# Exercise objective:
Read the records below. Copy each line where the string "with" occurs.

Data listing
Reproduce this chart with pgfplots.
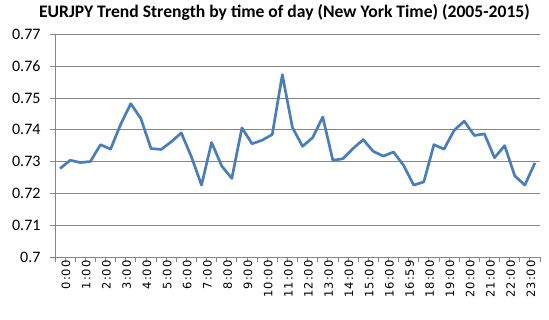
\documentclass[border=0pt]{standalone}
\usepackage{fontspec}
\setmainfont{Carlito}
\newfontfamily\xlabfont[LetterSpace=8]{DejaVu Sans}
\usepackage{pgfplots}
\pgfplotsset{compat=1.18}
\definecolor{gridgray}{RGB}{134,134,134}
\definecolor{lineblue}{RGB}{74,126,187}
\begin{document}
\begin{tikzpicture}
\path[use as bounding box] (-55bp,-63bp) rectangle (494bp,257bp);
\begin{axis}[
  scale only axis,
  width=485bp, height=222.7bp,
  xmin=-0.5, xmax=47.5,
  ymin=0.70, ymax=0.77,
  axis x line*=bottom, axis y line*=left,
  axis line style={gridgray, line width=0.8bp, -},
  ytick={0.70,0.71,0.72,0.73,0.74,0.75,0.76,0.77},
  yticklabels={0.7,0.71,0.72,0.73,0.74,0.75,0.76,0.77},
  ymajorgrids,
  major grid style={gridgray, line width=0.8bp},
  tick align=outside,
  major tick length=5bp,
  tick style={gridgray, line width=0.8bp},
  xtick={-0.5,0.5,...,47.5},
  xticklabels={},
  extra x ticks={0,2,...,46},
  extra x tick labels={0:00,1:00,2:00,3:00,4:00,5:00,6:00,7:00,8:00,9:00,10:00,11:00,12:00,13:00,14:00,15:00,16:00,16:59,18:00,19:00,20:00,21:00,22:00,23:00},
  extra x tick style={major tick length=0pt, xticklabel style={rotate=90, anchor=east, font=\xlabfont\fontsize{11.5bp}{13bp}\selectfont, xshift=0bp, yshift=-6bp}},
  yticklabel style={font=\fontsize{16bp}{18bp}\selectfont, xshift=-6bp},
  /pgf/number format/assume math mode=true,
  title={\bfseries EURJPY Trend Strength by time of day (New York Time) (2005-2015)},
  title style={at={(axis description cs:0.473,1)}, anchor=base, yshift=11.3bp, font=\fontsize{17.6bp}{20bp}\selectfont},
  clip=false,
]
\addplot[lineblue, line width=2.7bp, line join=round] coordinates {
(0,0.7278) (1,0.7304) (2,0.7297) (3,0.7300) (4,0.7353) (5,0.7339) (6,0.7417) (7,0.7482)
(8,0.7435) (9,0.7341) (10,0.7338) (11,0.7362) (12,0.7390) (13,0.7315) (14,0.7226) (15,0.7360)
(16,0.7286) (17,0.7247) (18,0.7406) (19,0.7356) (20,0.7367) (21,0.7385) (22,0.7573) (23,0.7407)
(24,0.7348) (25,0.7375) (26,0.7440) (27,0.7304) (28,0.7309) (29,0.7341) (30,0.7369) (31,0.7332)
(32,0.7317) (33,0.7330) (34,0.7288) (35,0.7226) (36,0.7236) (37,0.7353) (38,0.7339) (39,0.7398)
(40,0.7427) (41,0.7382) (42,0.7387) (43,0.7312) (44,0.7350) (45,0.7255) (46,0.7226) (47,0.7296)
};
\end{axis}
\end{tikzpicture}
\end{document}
* * *
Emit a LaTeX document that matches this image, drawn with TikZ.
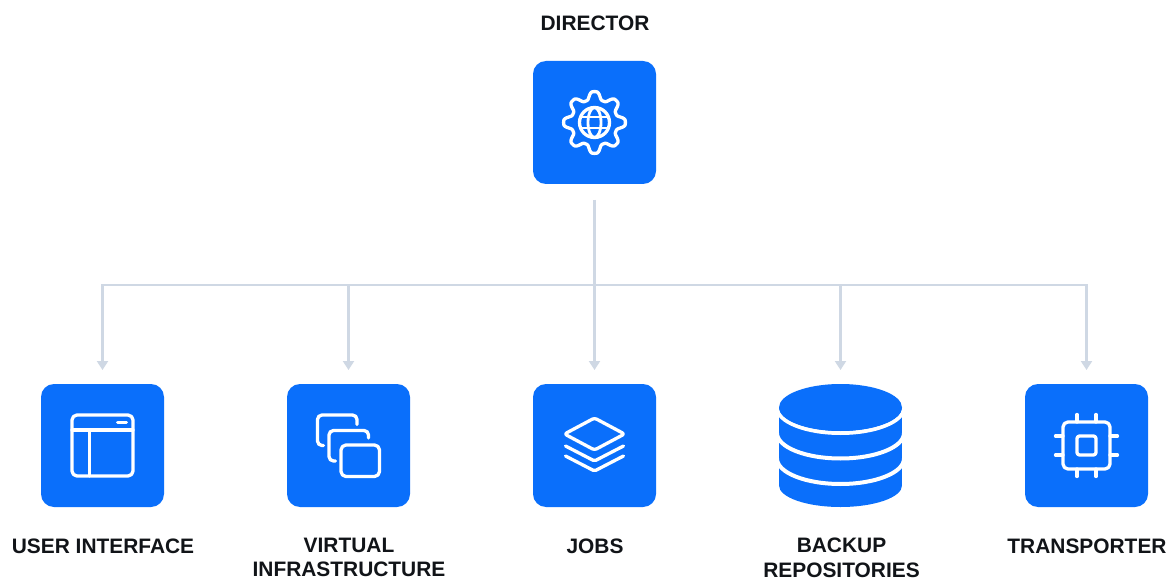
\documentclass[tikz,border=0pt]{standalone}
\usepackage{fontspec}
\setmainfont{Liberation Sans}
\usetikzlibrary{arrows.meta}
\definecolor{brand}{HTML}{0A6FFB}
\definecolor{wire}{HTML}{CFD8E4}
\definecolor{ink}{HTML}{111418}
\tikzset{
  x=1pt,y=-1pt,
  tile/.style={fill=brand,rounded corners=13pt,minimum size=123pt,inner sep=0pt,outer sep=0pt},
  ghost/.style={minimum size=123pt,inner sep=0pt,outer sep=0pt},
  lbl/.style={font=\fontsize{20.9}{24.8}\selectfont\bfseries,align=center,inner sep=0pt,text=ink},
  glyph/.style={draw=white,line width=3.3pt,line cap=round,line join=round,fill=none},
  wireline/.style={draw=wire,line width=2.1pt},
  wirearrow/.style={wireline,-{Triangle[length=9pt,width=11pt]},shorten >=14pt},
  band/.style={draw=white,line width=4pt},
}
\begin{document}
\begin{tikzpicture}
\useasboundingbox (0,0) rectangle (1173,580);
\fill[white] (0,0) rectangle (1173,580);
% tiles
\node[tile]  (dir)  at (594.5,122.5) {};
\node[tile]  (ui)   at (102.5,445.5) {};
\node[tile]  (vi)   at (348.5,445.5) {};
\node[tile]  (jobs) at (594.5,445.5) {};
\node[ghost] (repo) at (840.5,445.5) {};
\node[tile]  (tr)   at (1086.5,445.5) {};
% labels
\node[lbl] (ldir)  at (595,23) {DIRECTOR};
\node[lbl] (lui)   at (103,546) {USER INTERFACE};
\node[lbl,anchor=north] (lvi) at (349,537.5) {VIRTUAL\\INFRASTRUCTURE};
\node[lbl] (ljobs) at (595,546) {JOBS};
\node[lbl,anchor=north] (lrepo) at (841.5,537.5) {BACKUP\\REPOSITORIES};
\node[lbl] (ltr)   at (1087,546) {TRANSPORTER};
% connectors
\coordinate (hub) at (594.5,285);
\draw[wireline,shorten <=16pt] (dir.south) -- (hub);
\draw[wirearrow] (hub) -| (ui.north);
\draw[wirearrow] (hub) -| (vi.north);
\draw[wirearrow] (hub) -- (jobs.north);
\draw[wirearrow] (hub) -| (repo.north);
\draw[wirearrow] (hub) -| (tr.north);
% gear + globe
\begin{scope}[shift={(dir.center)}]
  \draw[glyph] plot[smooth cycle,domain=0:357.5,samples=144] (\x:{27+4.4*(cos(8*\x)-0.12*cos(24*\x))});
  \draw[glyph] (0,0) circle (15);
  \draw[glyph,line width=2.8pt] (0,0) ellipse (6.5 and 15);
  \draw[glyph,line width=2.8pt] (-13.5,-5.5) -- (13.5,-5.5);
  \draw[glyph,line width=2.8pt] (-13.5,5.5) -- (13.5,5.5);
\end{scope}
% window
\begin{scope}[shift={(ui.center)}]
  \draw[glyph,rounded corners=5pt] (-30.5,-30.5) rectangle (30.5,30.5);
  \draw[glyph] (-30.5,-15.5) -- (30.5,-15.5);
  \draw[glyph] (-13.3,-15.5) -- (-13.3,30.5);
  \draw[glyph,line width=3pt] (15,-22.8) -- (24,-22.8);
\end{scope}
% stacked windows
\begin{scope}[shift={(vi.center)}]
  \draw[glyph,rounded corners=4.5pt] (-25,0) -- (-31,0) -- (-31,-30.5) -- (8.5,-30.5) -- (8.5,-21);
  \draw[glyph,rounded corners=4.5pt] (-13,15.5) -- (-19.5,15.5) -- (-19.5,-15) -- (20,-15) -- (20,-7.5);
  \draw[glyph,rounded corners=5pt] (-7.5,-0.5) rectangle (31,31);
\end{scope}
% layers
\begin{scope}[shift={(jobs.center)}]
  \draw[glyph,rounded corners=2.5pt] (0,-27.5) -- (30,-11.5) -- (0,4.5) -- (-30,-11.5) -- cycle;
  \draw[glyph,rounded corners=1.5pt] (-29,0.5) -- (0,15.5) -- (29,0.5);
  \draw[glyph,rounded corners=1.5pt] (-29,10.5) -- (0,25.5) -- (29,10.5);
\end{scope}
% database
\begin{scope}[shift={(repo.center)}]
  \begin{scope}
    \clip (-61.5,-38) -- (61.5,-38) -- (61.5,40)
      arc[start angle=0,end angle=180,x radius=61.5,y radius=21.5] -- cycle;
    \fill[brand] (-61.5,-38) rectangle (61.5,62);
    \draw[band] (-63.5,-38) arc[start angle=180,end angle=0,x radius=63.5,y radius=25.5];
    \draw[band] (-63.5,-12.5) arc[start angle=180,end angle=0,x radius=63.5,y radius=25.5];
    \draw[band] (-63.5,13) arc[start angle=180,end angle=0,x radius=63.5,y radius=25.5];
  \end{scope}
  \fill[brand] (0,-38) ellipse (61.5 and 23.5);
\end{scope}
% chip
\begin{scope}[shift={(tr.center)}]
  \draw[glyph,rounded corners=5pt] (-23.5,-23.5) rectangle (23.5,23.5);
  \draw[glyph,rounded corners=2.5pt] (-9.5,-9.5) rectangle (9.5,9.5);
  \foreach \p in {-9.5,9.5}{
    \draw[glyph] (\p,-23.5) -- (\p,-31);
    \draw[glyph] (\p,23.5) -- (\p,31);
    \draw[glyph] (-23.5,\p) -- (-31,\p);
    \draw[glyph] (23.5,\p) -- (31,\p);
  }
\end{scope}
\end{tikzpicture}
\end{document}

# Expected answer:
Reproduce this chart with pgfplots.
Emit a LaTeX document that matches this image, drawn with TikZ.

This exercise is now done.